In conclusion, the differences and resemblances between the Greek and Roman Churches to-day might be stated. The Greek Church rejects the filioque in the Latin creed; repudiates the immaculate conception of the Virgin Mary (1854), and denies the infallibility of the Roman Pope (1870). All the clergy are "popes" in the Greek Church and the lower clergy are permitted to marry. The Greek Church gives and the Roman Church withholds the communion wine from the laity. The Greek Church uses leavened, and the Roman Church unleavened bread in the Eucharist. The Greek Church holds to the trine immersion in baptism, repetition of Holy Unction in illness, and infant communion. There is a difference in rites of worship, in language, in art, in architecture, and in the vestments employed. But both hold the fundamentals in the Nicene Creed; both accept all the doctrinal decrees of the seven œcumenical councils from 325 to 787; both practise image worship[286:2]; both accept

the mediæval doctrine against which the Reformation protested; both believe in tradition and the Bible; both believe in the seven sacraments; both teach transubstantiation; both offer masses for the dead and the living; both sanction priestly absolution; both have three orders of ministry; both are episcopally organised on a hierarchical basis; both have rites and ceremonies that are identical, or at least similar. All things considered, therefore, it seems that the resemblances are far more striking than the differences.

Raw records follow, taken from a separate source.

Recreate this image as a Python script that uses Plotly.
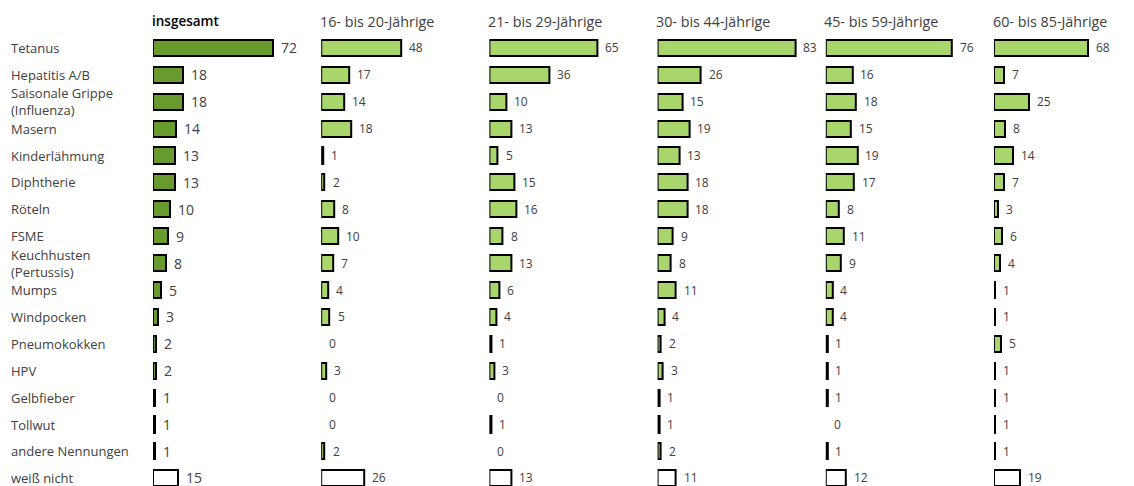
import plotly.graph_objects as go

# Impfungen – Nennungen in Prozent, gesamt und nach Altersgruppen
categories = [
    "Tetanus", "Hepatitis A/B", "Saisonale Grippe<br>(Influenza)", "Masern",
    "Kinderlähmung", "Diphtherie", "Röteln", "FSME", "Keuchhusten<br>(Pertussis)",
    "Mumps", "Windpocken", "Pneumokokken", "HPV", "Gelbfieber", "Tollwut",
    "andere Nennungen", "weiß nicht",
]

headers = [
    "insgesamt", "16- bis 20-Jährige", "21- bis 29-Jährige",
    "30- bis 44-Jährige", "45- bis 59-Jährige", "60- bis 85-Jährige",
]

insgesamt = [72, 18, 18, 14, 13, 13, 10, 9, 8, 5, 3, 2, 2, 1, 1, 1, 15]
age_16_20 = [48, 17, 14, 18, 1, 2, 8, 10, 7, 4, 5, 0, 3, 0, 0, 2, 26]
age_21_29 = [65, 36, 10, 13, 5, 15, 16, 8, 13, 6, 4, 1, 3, 0, 1, 0, 13]
age_30_44 = [83, 26, 15, 19, 13, 18, 18, 9, 8, 11, 4, 2, 3, 1, 1, 2, 11]
age_45_59 = [76, 16, 18, 15, 19, 17, 8, 11, 9, 4, 4, 1, 1, 1, 0, 1, 12]
age_60_85 = [68, 7, 25, 8, 14, 7, 3, 6, 4, 1, 1, 5, 1, 1, 1, 1, 19]

series = [insgesamt, age_16_20, age_21_29, age_30_44, age_45_59, age_60_85]

W, H = 1134, 486
DARK_GREEN = "#679b2e"
LIGHT_GREEN = "#a8d56c"
TEXT = "#404040"
FONT = "Open Sans"

panel_left = 153.0      # px where the first panel's zero line sits
panel_step = 168.2      # px between panels
px_per_unit = 1.66      # horizontal scale shared by all panels
x_max = panel_step / px_per_unit

row_h = 26.9
row0 = 47.9
y_top = -row0 / row_h
y_bottom = (H - row0) / row_h

rows = list(range(len(categories)))

fig = go.Figure()
annotations = []

for k, (name, vals) in enumerate(zip(headers, series)):
    axis_id = "" if k == 0 else str(k + 1)
    base = DARK_GREEN if k == 0 else LIGHT_GREEN
    colors = [base] * (len(vals) - 1) + ["white"]
    # no outline for empty bars, so a 0 leaves only its label
    line_w = [2 if v > 0 else 0 for v in vals]
    fig.add_trace(go.Bar(
        x=vals, y=rows, orientation="h",
        width=0.6,
        marker=dict(color=colors, line=dict(color="black", width=line_w)),
        xaxis="x" + axis_id, yaxis="y",
        hoverinfo="skip", showlegend=False,
    ))
    x0 = panel_left + k * panel_step
    fig.layout["xaxis" + axis_id] = dict(
        domain=[x0 / W, min((x0 + panel_step) / W, 1.0)],
        range=[0, x_max], visible=False, fixedrange=True,
        anchor="y",
    )
    # Gruppenüberschrift
    annotations.append(dict(
        x=(x0 - 3.5) / W, xref="paper", y=-1.0, yref="y",
        text=name, showarrow=False, xanchor="left", yanchor="middle",
        font=dict(family=FONT, size=13.5 if k == 0 else 14.3,
                  color="black" if k == 0 else TEXT,
                  weight=600 if k == 0 else 400),
    ))
    # Wertebeschriftungen
    for i, v in enumerate(vals):
        annotations.append(dict(
            x=v, xref="x" + axis_id, y=i, yref="y",
            text=str(v), showarrow=False, xanchor="left", yanchor="middle",
            xshift=6, yshift=1 if i == len(vals) - 1 else 0,
            font=dict(family=FONT, size=14 if k == 0 else 12, color=TEXT),
        ))

# Kategorienbeschriftungen
for i, cat in enumerate(categories):
    annotations.append(dict(
        x=9 / W, xref="paper", y=i, yref="y",
        text=cat, showarrow=False, xanchor="left", yanchor="middle",
        align="left",
        font=dict(family=FONT, size=13, color=TEXT),
    ))

fig.update_layout(
    width=W, height=H,
    margin=dict(l=0, r=0, t=0, b=0),
    paper_bgcolor="white", plot_bgcolor="white",
    yaxis=dict(range=[y_bottom, y_top], visible=False, domain=[0, 1],
               fixedrange=True),
    annotations=annotations,
    bargap=0,
)

fig.write_html("out.html", config={"displayModeBar": False})
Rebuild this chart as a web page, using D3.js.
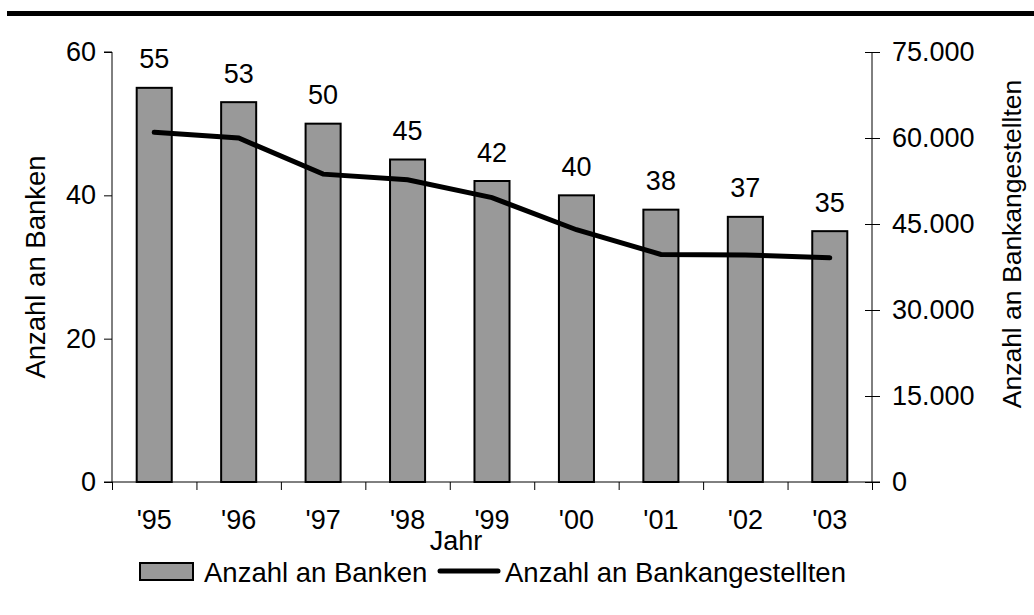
<!DOCTYPE html>
<html lang="de">
<head>
<meta charset="UTF-8">
<title>Anzahl an Banken und Bankangestellten</title>
<style>
body { margin: 0; background: #fff; }
svg { display: block; font-family: "Liberation Sans", Arial, sans-serif; }
.axis path, .axis line { stroke: #000; stroke-width: 1; }
.axis text { font-size: 27px; fill: #000; }
</style>
</head>
<body>
<svg width="1034" height="615"></svg>
<script src="https://d3js.org/d3.v7.min.js"></script>
<script>

// data
const years = ["'95", "'96", "'97", "'98", "'99", "'00", "'01", "'02", "'03"];
const banken = [55, 53, 50, 45, 42, 40, 38, 37, 35];
const angestellte = [61000, 60000, 53700, 52700, 49600, 44000, 39700, 39600, 39100];
const leftTicks = [0, 20, 40, 60];
const rightTicks = [0, 15000, 30000, 45000, 60000, 75000];

const svg = d3.select('svg');
const W = +svg.attr('width'), H = +svg.attr('height');
const margin = { top: 52, right: 162, bottom: 133, left: 112 };
const width = W - margin.left - margin.right;
const height = H - margin.top - margin.bottom;

const de = d3.formatLocale({ decimal: ',', thousands: '.', grouping: [3], currency: ['', ' €'] });

// top rule
svg.append('rect')
    .attr('x', 7).attr('y', 11)
    .attr('width', W - 7).attr('height', 5)
    .attr('fill', '#000');

const g = svg.append('g')
    .attr('transform', `translate(${margin.left},${margin.top})`);

const x = d3.scaleBand()
    .domain(years)
    .range([0, width])
    .paddingInner(0.585)
    .paddingOuter(0.2925);

// category boundaries for the x ticks
const xEdge = d3.scaleLinear().domain([0, years.length]).range([0, width]);

const yL = d3.scaleLinear().domain([0, 60]).range([height, 0]);
const yR = d3.scaleLinear().domain([0, 75000]).range([height, 0]);

// bars
g.append('g').selectAll('rect')
    .data(banken)
    .join('rect')
    .attr('x', (d, i) => x(years[i]))
    .attr('y', d => yL(d))
    .attr('width', x.bandwidth())
    .attr('height', d => height - yL(d))
    .attr('fill', '#999999')
    .attr('stroke', '#000')
    .attr('stroke-width', 2);

// value labels
g.append('g').selectAll('text')
    .data(banken)
    .join('text')
    .attr('x', (d, i) => x(years[i]) + x.bandwidth() / 2)
    .attr('y', d => yL(d) - 19.5)
    .attr('text-anchor', 'middle')
    .attr('font-size', 27)
    .text(d => d);

// left axis
g.append('g')
    .attr('class', 'axis')
    .call(d3.axisLeft(yL).tickValues(leftTicks).tickSize(8).tickSizeOuter(0).tickPadding(8))
    .call(a => a.select('.domain').attr('d', `M0,${height}V0H-8`));

// right axis, ticks crossing the line
g.append('g')
    .attr('class', 'axis')
    .attr('transform', `translate(${width},0)`)
    .call(d3.axisRight(yR).tickValues(rightTicks).tickSize(8).tickSizeOuter(0).tickPadding(12)
        .tickFormat(d => de.format(',')(d)))
    .call(a => a.selectAll('.tick line').attr('x1', -7))
    .call(a => a.select('.domain').attr('d', `M0,${height}V0`));

// x axis: line and boundary ticks
g.append('g')
    .attr('class', 'axis')
    .attr('transform', `translate(0,${height})`)
    .call(d3.axisBottom(xEdge).ticks(years.length).tickSize(8).tickSizeOuter(0).tickFormat(''))
    .call(a => a.select('.domain').attr('d', `M-8,0H${width + 8}`));

// x labels
g.append('g')
    .attr('class', 'axis')
    .attr('transform', `translate(0,${height})`)
    .call(d3.axisBottom(x).tickSize(0).tickPadding(25))
    .call(a => a.select('.domain').remove())
    .call(a => a.selectAll('text').attr('dy', 0).attr('y', 47));

// line
const line = d3.line()
    .x((d, i) => x(years[i]) + x.bandwidth() / 2)
    .y(d => yR(d));

g.append('path')
    .datum(angestellte)
    .attr('d', line)
    .attr('fill', 'none')
    .attr('stroke', '#000')
    .attr('stroke-width', 5)
    .attr('stroke-linecap', 'round');

// axis titles
svg.append('text')
    .attr('transform', `translate(45,${margin.top + height / 2}) rotate(-90)`)
    .attr('text-anchor', 'middle')
    .attr('font-size', 27.5)
    .text('Anzahl an Banken');

svg.append('text')
    .attr('transform', `translate(1021,244) rotate(-90)`)
    .attr('text-anchor', 'middle')
    .attr('font-size', 26.5)
    .text('Anzahl an Bankangestellten');

svg.append('text')
    .attr('x', 456)
    .attr('y', 550)
    .attr('text-anchor', 'middle')
    .attr('font-size', 27)
    .text('Jahr');

// legend
const legend = svg.append('g');
legend.append('rect')
    .attr('x', 140).attr('y', 563)
    .attr('width', 53).attr('height', 17)
    .attr('fill', '#999999')
    .attr('stroke', '#000')
    .attr('stroke-width', 2);
legend.append('text')
    .attr('x', 204).attr('y', 582)
    .attr('font-size', 27.5)
    .text('Anzahl an Banken');
legend.append('line')
    .attr('x1', 440).attr('x2', 498)
    .attr('y1', 571).attr('y2', 571)
    .attr('stroke', '#000')
    .attr('stroke-width', 5)
    .attr('stroke-linecap', 'round');
legend.append('text')
    .attr('x', 505).attr('y', 582)
    .attr('font-size', 27.5)
    .text('Anzahl an Bankangestellten');

</script>
</body>
</html>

From now on, interest in Church history centres in the Roman Church of western Europe. The undignified quarrel over images gave the Pope an occasion to declare his absolute independence of eastern imperial rule. That fact gave a new bent to the Roman Church, forced upon it a more genuine unity, compelled it to devote all its energies to the great problems in the West, and enabled it to attain its acme under Innocent III. in the thirteenth century. Had the unsatisfactory relationship with the Eastern Church not been severed the history of the mediæval Church in western Europe would have been very different. The separation must be regarded, therefore, as a factor of no small moment in that process. While the effective missionary efforts, having their source and purpose in Rome, were winning all western Europe to a recognition of the Pope's sovereignty, it was very essential that he should completely accomplish his independence of Constantinople so that he would have a free hand to work out the problems of the Western Church.